New information has come to light in Sofía Vergara's legal battle with ex-fiancé Nick Loeb that has cast a troubling light on an already tumultuous case. A letter allegedly written by Loeb has surfaced, according to Page Six, wherein details of (among other things) Loeb's distaste for Vergara speaking Spanish are discussed.
Vergara and Loeb are currently fighting over whether or not to bring the two embryos the couple had frozen a few years ago to term. While Vergara, who separated from Loeb in 2014, is adamant about not bringing those embryos to term, Loeb feels differently about the matter. Loeb has reportedly named the embryos Emma and Isabella and is fighting to bring those unborn lives into the world.
Now, this alleged letter written by Loeb could severely impact his case to bring those embryos to term. The letter is apparently part of both parties' long discussions about what to do with the embryos in question. However, there are also damning comments from Loeb regarding Vergara speaking Spanish in his presence. "What I do not like and what I will not put up with anymore is the Spanish, and no I do not like hanging out with you when you speak in Spanish with others at the table," Loeb allegedly wrote. "Not only is it rude and disrespectful, it is classless. And for you to then berate, embarrass and humiliate me in front of others when I ask you to stop is not happening anymore."
Perhaps it's because we are experiencing a rise in film and television that is conscious of both potential domestic discord or abuse (like Big Little Lies) as well as legal battles mired in moral complications (think most crime procedurals, like Law & Order: SVU) that it's difficult not to focus on this development in Vergara's case. Her battle against an ex-fiancé who wants to bring embryos to term despite allegedly remaining firm in not wanting to follow through is worrisome enough. Add to this the stress of weightiness of a newly released letter which paints Vergara as not only a monster — there are descriptions from Loeb which depict her as prone to shouting and banging on doors — but as a woman simultaneously reprimanded for speaking in her native tongue, and it's tough not to wonder whether this is coming straight from a scripted television show.

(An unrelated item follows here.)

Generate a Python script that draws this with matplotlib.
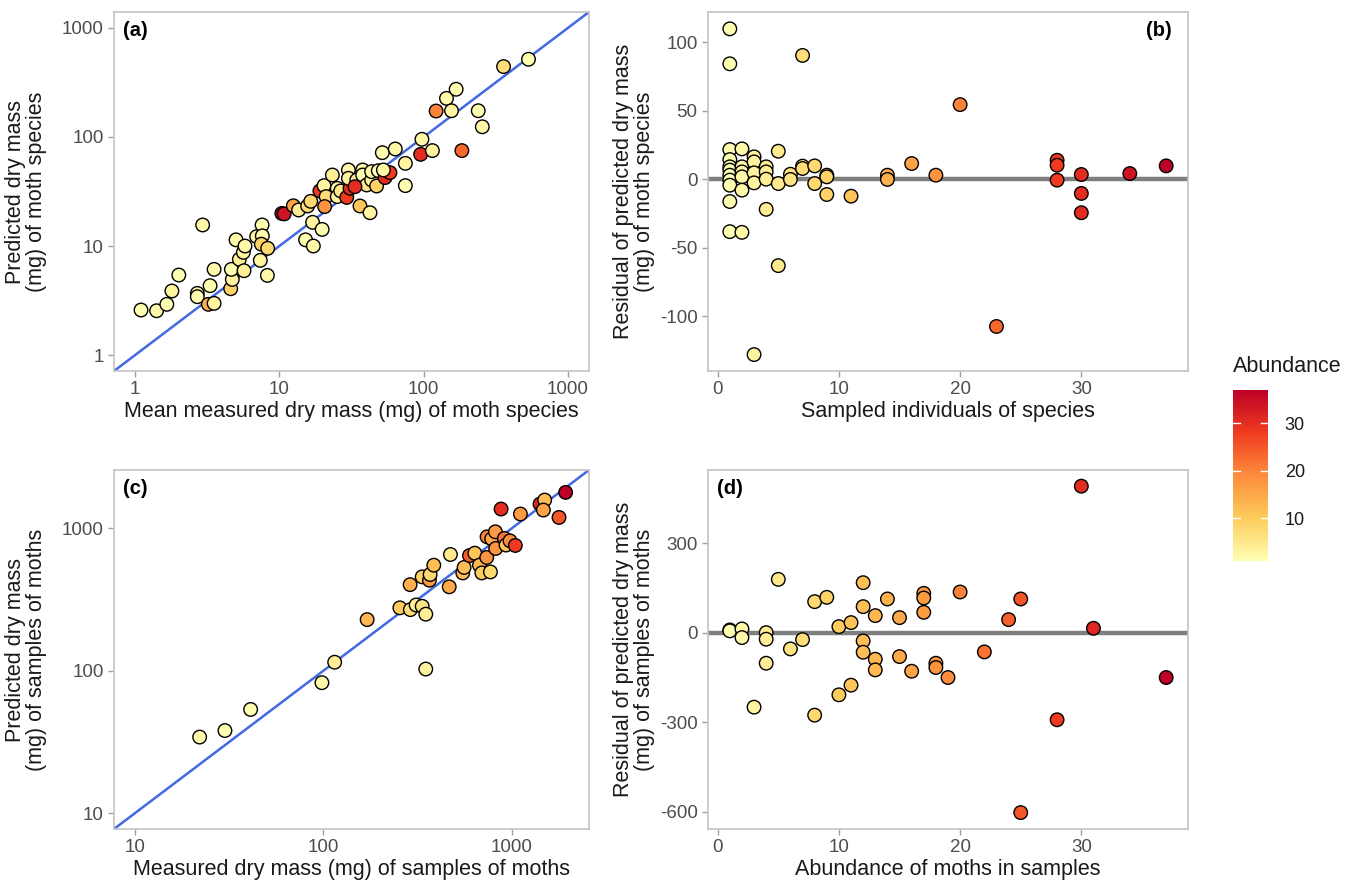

For Vergara, this lawsuit is painfully real and despite her work in film and television, it is possible to imagine that she has never found herself in this situation before, fictional or otherwise. This letter is terribly demeaning to Vergara's character; considering the public knows Vergara as a vivacious, kind and warm person, Loeb's descriptions of her seem unfathomable.
One can only hope that this lawsuit is brought to a swift close and a resolution is found that can honor Vergara's wishes. Unlike the melodrama of television plots that pan out wildly, this story deserves to have a sane and safe conclusion.